В неприятии дискурсивного языка философии Позов делает своим единомышленником и героя книги, хотя вроде бы можно предположить, что Пушкин как глубокий и здравый, чуждый утопизму ум не мог бы укорять философию за то, что она – не мистическое богословие, а как поэт, ни на что не могущий променять достоинство свободно творящего духа, не захотел бы отнять его и у человеческого разума. Однако Позов прямо-таки на шестовский манер утверждает: «Пушкин знал хорошо, что философская система есть тюрьма для человеческой мысли, а философ – тюремщик мысли, и таковы все без исключения представители новой философии». При этом ссылается автор на ранние пушкинские стихи и, конечно же, на известное письмо поэта к А.А. Дельвигу от 2 марта 1827 года.

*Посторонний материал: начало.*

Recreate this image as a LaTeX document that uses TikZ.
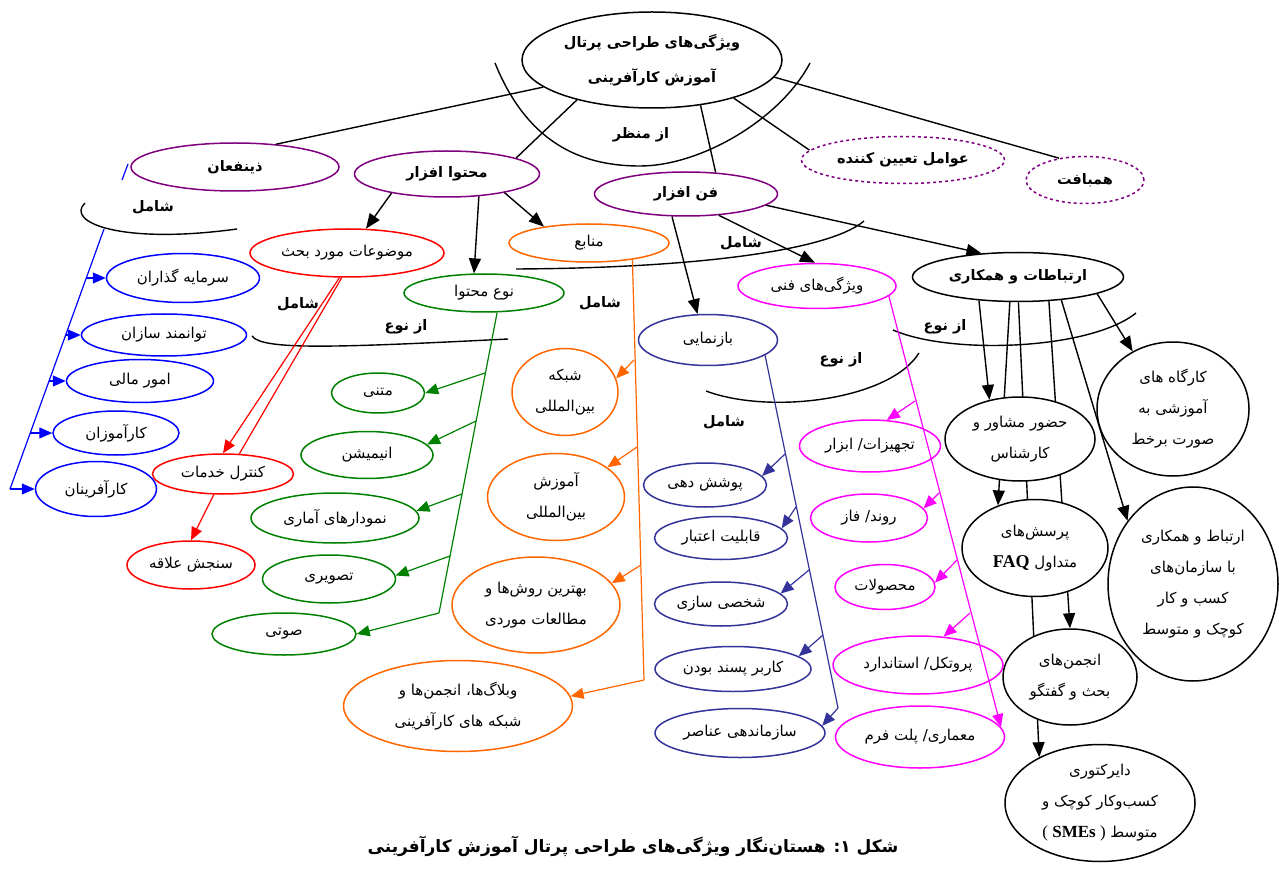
\documentclass[tikz,border=0pt]{standalone}
\usepackage{fontspec}
\setmainfont{Liberation Serif}
\newfontfamily\fafont[Script=Arabic]{DejaVu Sans}
\TeXXeTstate=1
\usetikzlibrary{arrows.meta,shapes.geometric,backgrounds}
\definecolor{purp}{HTML}{800080}
\definecolor{blu}{HTML}{0000FF}
\definecolor{rd}{HTML}{FF0000}
\definecolor{grn}{HTML}{008000}
\definecolor{orng}{HTML}{FF6600}
\definecolor{navy}{HTML}{333399}
\definecolor{mgnt}{HTML}{FF00FF}
\newcommand{\fa}[1]{{\fafont\beginR #1\endR}}
\begin{document}
\begin{tikzpicture}[x=1pt,y=-1pt]
        \tikzset{
            netnode/.style={ellipse,draw=black,line width=1.5pt,fill=white,inner sep=0pt,align=center,font=\fontsize{15}{31}\selectfont},
            boldnode/.style={netnode,font=\bfseries\fontsize{14.5}{35}\selectfont},
            tag/.style={inner sep=1pt,font=\bfseries\fontsize{14.5}{17}\selectfont},
            link/.style={line width=1.4pt},
            bigarrow/.style={link,-{Triangle[length=15pt,width=12pt]}},
            spine/.style={line width=1.2pt},
            smallarrow/.style={spine,-{Triangle[length=13pt,width=11pt]}},
        }
        \useasboundingbox (0,0) rectangle (1279,882);

        \node[boldnode,minimum width=260pt,minimum height=96pt] (root) at (652,60) {\fa{ویژگی‌های طراحی پرتال}\\\fa{آموزش کارآفرینی}};
        \node[boldnode,draw=purp,minimum width=208pt,minimum height=48pt] (zin) at (235,167) {\fa{ذینفعان}};
        \node[boldnode,draw=purp,minimum width=185pt,minimum height=46pt] (moh) at (447,174) {\fa{محتوا افزار}};
        \node[boldnode,draw=purp,minimum width=183pt,minimum height=44pt] (fan) at (686,194) {\fa{فن افزار}};
        \node[boldnode,draw=purp,dashed,minimum width=203pt,minimum height=47pt] (ava) at (903,160) {\fa{عوامل تعیین کننده}};
        \node[boldnode,draw=purp,dashed,minimum width=118pt,minimum height=47pt] (ham) at (1085,180) {\fa{همبافت}};

        \node[netnode,draw=blu,minimum width=153pt,minimum height=49pt] (sar) at (183,278) {\fa{سرمایه گذاران}};
        \node[netnode,draw=blu,minimum width=165pt,minimum height=42pt] (tav) at (164,335) {\fa{توانمند سازان}};
        \node[netnode,draw=blu,minimum width=147pt,minimum height=43pt] (omur) at (140,381) {\fa{امور مالی}};
        \node[netnode,draw=blu,minimum width=126pt,minimum height=44pt] (karamuz) at (116,433) {\fa{کارآموزان}};
        \node[netnode,draw=blu,minimum width=121pt,minimum height=55pt] (karafarin) at (96,489) {\fa{کارآفرینان}};

        \node[netnode,draw=rd,minimum width=194pt,minimum height=48pt] (mowzu) at (347,253) {\fa{موضوعات مورد بحث}};
        \node[netnode,draw=rd,minimum width=141pt,minimum height=40pt] (kontrol) at (223,474) {\fa{کنترل خدمات}};
        \node[netnode,draw=rd,minimum width=128pt,minimum height=48pt] (sanjesh) at (191,565) {\fa{سنجش علاقه}};

        \node[netnode,draw=grn,minimum width=160pt,minimum height=38pt] (now) at (484,293) {\fa{نوع محتوا}};
        \node[netnode,draw=grn,minimum width=93pt,minimum height=40pt] (matni) at (378,393) {\fa{متنی}};
        \node[netnode,draw=grn,minimum width=132pt,minimum height=47pt] (anim) at (367,455) {\fa{انیمیشن}};
        \node[netnode,draw=grn,minimum width=168pt,minimum height=50pt] (nemudar) at (335,518) {\fa{نمودارهای آماری}};
        \node[netnode,draw=grn,minimum width=133pt,minimum height=48pt] (tasviri) at (329,579) {\fa{تصویری}};
        \node[netnode,draw=grn,minimum width=144pt,minimum height=42pt] (souti) at (284,634) {\fa{صوتی}};

        \node[netnode,draw=orng,minimum width=160pt,minimum height=38pt] (manabe) at (589,243) {\fa{منابع}};
        \node[netnode,draw=orng,minimum width=106pt,minimum height=87pt] (shabake) at (565,392) {\fa{شبکه}\\\fa{بین‌المللی}};
        \node[netnode,draw=orng,minimum width=137pt,minimum height=87pt] (amuzesh) at (556,497) {\fa{آموزش}\\\fa{بین‌المللی}};
        \node[netnode,draw=orng,minimum width=168pt,minimum height=96pt] (behtarin) at (536,605) {\fa{بهترین روش‌ها و}\\\fa{مطالعات موردی}};
        \node[netnode,draw=orng,minimum width=229pt,minimum height=91pt] (veblag) at (458,706) {\fa{وبلاگ‌ها\kern0pt، انجمن‌ها و}\\\fa{شبکه های کارآفرینی}};

        \node[netnode,draw=navy,minimum width=139pt,minimum height=51pt] (baz) at (708,340) {\fa{بازنمایی}};
        \node[netnode,draw=navy,minimum width=123pt,minimum height=44pt] (pushesh) at (705,485) {\fa{پوشش دهی}};
        \node[netnode,draw=navy,minimum width=133pt,minimum height=43pt] (ghabel) at (721,538) {\fa{قابلیت اعتبار}};
        \node[netnode,draw=navy,minimum width=133pt,minimum height=44pt] (shakhsi) at (721,604) {\fa{شخصی سازی}};
        \node[netnode,draw=navy,minimum width=156pt,minimum height=45pt] (karbar) at (733,669) {\fa{کاربر پسند بودن}};
        \node[netnode,draw=navy,minimum width=170pt,minimum height=49pt] (sazman) at (740,733) {\fa{سازماندهی عناصر}};

        \node[netnode,draw=mgnt,minimum width=158pt,minimum height=45pt] (vizhegi) at (817,286) {\fa{ویژگی‌های فنی}};
        \node[netnode,draw=mgnt,minimum width=141pt,minimum height=52pt] (tajhiz) at (870,446) {\fa{تجهیزات\kern0pt/ ابزار}};
        \node[netnode,draw=mgnt,minimum width=117pt,minimum height=48pt] (ravand) at (869,518) {\fa{روند\kern0pt/ فاز}};
        \node[netnode,draw=mgnt,minimum width=100pt,minimum height=45pt] (mahsul) at (885,587) {\fa{محصولات}};
        \node[netnode,draw=mgnt,minimum width=170pt,minimum height=58pt] (protokol) at (918,665) {\fa{پروتکل\kern0pt/ استاندارد}};
        \node[netnode,draw=mgnt,minimum width=169pt,minimum height=62pt] (memari) at (920,737) {\fa{معماری\kern0pt/ پلت فرم}};

        \node[boldnode,minimum width=211pt,minimum height=49pt] (ert) at (1018,277) {\fa{ارتباطات و همکاری}};
        \node[netnode,minimum width=150pt,minimum height=84pt] (hozur) at (1020,439) {\fa{حضور مشاور و}\\\fa{کارشناس}};
        \node[netnode,minimum width=146pt,minimum height=97pt] (porsesh) at (1035,548) {\fa{پرسش‌های}\\\fa{متداول \beginL{\rmfamily\bfseries\fontsize{18}{31}\selectfont FAQ}\endL}};
        \node[netnode,minimum width=134pt,minimum height=96pt] (anjoman) at (1070,677) {\fa{انجمن‌های}\\\fa{بحث و گفتگو}};
        \node[netnode,minimum width=190pt,minimum height=117pt] (dir) at (1100,803) {\fa{دایرکتوری}\\\fa{کسب‌وکار کوچک و}\\\fa{متوسط \beginL{\rmfamily\fontsize{17}{31}\selectfont ( {\bfseries SMEs} )}\endL}};
        \node[netnode,minimum width=152pt,minimum height=134pt] (kargah) at (1173,409) {\fa{کارگاه های}\\\fa{آموزشی به}\\\fa{صورت برخط}};
        \node[netnode,minimum width=170pt,minimum height=194pt] (ertebat) at (1193,584) {\fa{ارتباط و همکاری}\\\fa{با سازمان‌های}\\\fa{کسب و کار}\\\fa{کوچک و متوسط}};

        \node[tag] (azmanzar) at (641,135) {\fa{از منظر}};
        \node[tag] (shamel1) at (153,207) {\fa{شامل}};
        \node[tag] (shamel2) at (298,304) {\fa{شامل}};
        \node[tag] (aznoe1) at (406,327) {\fa{از نوع}};
        \node[tag] (shamel3) at (600,303) {\fa{شامل}};
        \node[tag] (shamel4) at (741,243) {\fa{شامل}};
        \node[tag] (aznoe2) at (841,360) {\fa{از نوع}};
        \node[tag] (shamel5) at (724,422) {\fa{شامل}};
        \node[tag] (aznoe3) at (945,327) {\fa{از نوع}};
        \node[tag,font=\bfseries\fontsize{17}{20}\selectfont] (caption) at (633,846) {\fa{شکل ۱\kern0pt: هستان‌نگار ویژگی‌های طراحی پرتال آموزش کارآفرینی}};

        \draw[link] (495,63) .. controls (530,150) and (590,166) .. (640,166) .. controls (700,166) and (780,120) .. (810,63);
        \draw[link] (85,203) .. controls (65,222) and (120,245) .. (237,229);
        \draw[link] (252,336) .. controls (262,350) and (330,348) .. (508,339);
        \draw[link] (516,269) .. controls (700,268) and (830,250) .. (864,221);
        \draw[link] (706,391) .. controls (770,415) and (890,400) .. (919,353);
        \draw[link] (893,330) .. controls (950,355) and (1090,350) .. (1136,313);

        \draw[link] (root.194) -- (zin.29);
        \draw[link] (root.208) -- (moh.13);
        \draw[link] (root.317) -- (fan.36);
        \draw[link] (root.335) -- (ava.174);
        \draw[link] (root.352) -- (ham.140);

        \draw[bigarrow] (moh.199) -- (mowzu.52);
        \draw[bigarrow] (moh.325) -- (now.117);
        \draw[bigarrow] (moh.342) -- (manabe.160);
        \draw[bigarrow] (fan.238) -- (baz.112);
        \draw[bigarrow] (fan.327) -- (vizhegi.95);
        \draw[bigarrow] (fan.352) -- (ert.147);

        \coordinate (btop) at (128,164);
        \coordinate (btopb) at (122,180);
        \coordinate (bsp) at (104,229);
        \coordinate (bl1) at (86,278);
        \coordinate (bl2) at (66,335);
        \coordinate (bl3) at (49,381);
        \coordinate (bl4) at (30,433);
        \coordinate (bl5) at (10,489);
        \draw[spine,blu] (btop) -- (btopb);
        \draw[spine,blu] (bsp) -- (bl5);
        \draw[smallarrow,blu] (bl1) -- (sar.west);
        \draw[smallarrow,blu] (bl2) -- (tav.west);
        \draw[smallarrow,blu] (bl3) -- (omur.west);
        \draw[smallarrow,blu] (bl4) -- (karamuz.west);
        \draw[smallarrow,blu] (bl5) -- (karafarin.west);

        \draw[smallarrow,rd] (mowzu.253) -- (kontrol.north);
        \draw[spine,rd] (mowzu.258) -- (kontrol.51);
        \draw[smallarrow,rd] (kontrol.246) -- (sanjesh.north);

        \coordinate (g1) at (485,373);
        \coordinate (g2) at (476,421);
        \coordinate (g3) at (462,494);
        \coordinate (g4) at (450,556);
        \coordinate (g5) at (439,613);
        \draw[spine,grn] (now.304) -- (g5);
        \draw[smallarrow,grn] (g1) -- (matni.east);
        \draw[smallarrow,grn] (g2) -- (anim.10);
        \draw[smallarrow,grn] (g3) -- (nemudar.5);
        \draw[smallarrow,grn] (g4) -- (tasviri.3);
        \draw[smallarrow,grn] (g5) -- (souti.east);

        \coordinate (o1) at (634,360);
        \coordinate (o2) at (637,447);
        \coordinate (o3) at (641,565);
        \coordinate (o4) at (644,680);
        \draw[spine,orng] (manabe.339) -- (o4);
        \draw[smallarrow,orng] (o1) -- (shabake.15);
        \draw[smallarrow,orng] (o2) -- (amuzesh.30);
        \draw[smallarrow,orng] (o3) -- (behtarin.16);
        \draw[smallarrow,orng] (o4) -- (veblag.5);

        \coordinate (n1) at (785,454);
        \coordinate (n2) at (796,507);
        \coordinate (n3) at (809,570);
        \coordinate (n4) at (823,635);
        \coordinate (n5) at (838,708);
        \draw[spine,navy] (baz.345) -- (n5);
        \draw[smallarrow,navy] (n1) -- (pushesh.9);
        \draw[smallarrow,navy] (n2) -- (ghabel.9);
        \draw[smallarrow,navy] (n3) -- (shakhsi.10);
        \draw[smallarrow,navy] (n4) -- (karbar.11);
        \draw[smallarrow,navy] (n5) -- (sazman.5);

        \coordinate (m1) at (915,401);
        \coordinate (m2) at (939,493);
        \coordinate (m3) at (957,560);
        \coordinate (m4) at (970,613);
        \draw[smallarrow,mgnt] (vizhegi.352) -- (memari.7);
        \draw[smallarrow,mgnt] (m1) -- (tajhiz.57);
        \draw[smallarrow,mgnt] (m2) -- (ravand.10);
        \draw[smallarrow,mgnt] (m3) -- (mahsul.5);
        \draw[smallarrow,mgnt] (m4) -- (protokol.48);

        \begin{scope}[on background layer]
            \draw[bigarrow] (ert.211) -- (hozur.128);
            \draw[bigarrow] (ert.252) -- (porsesh.131);
            \draw[bigarrow] (ert.322) -- (anjoman.north);
            \draw[bigarrow] (ert.271) -- (dir.143);
            \draw[bigarrow] (ert.332) -- (ertebat.136);
            \draw[bigarrow] (ert.348) -- (kargah.125);
        \end{scope}
    \end{tikzpicture}
\end{document}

Однако основательны ли его доводы? «Отвращение к философии заметно у Пушкина с юных лет», – пишет автор. На самом деле, здесь путаница в предлогах: у автора есть основания только констатировать, что поэт куражился над философией в юные лета. Но что такое «юные лета»? Настроение беспечного разгула в лицейских стихах Пушкина, на которые ссылается наш автор, «Городок», «Мое завещание», «К Батюшкову», «Пирующие студенты», «Послание Лиде», – неизбежная дань пылкого поэта – молодости. Но азарт жизнелюбия требовал жертв, как требует их всякая страсть; юный жрец Вакха и Киприды свергает «холодных мудрецов», стоящих на пути к чувственным усладам, срывает «завесу» «Платоновых химер», скрывающую от нас радости жизни. И понятно, что философии (вкупе с «латынью» как символом тяжелодумности, «педантства» и «скуки») достается больше всего. Под нож вместе с Платоном и Кантом идут Сенека и Тацит. Исключение сделано только для Сократа – юный поэт попал тут в ногу с философской модой XX века: отправляться за точкой опоры в античные времена, – но увидел он в этом древнегреческом праведнике, искателе добра и проповеднике самопознания другое лицо: знающего толк в жизни проповедника наслаждения, лишь укрывающегося за «своею важностью притворной»: «он в жизни жил», «любил пиры, театры, жен». Сократ был выделен из всего философского цеха не в качестве учителя философии, а в качестве жуирующего учителя жизни, учение которого было стилизовано юным поэтом под собственное тогдашнее умонастроение. Антиподом «умному» Сократу был выставлен другой знаменитый грек, олицетворявший для лицеиста бесплодность аскетического умствования, Диоген, очернительский портрет коего в том же «Послании Лиде» полностью выдает – по отталкиванию – ветреную философию жизни Пушкина этих бурных, «безумных» лет: «Злой циник, негу презирая, / Один, всех радостей лишен, / Дышал от мира отлучен. / Но с бочкой странствуя пустою, / Вослед за мудростью слепою, / Пустой чудак был ослеплен; / И воду черпая рукою, / Не мог зачерпнуть счастья он».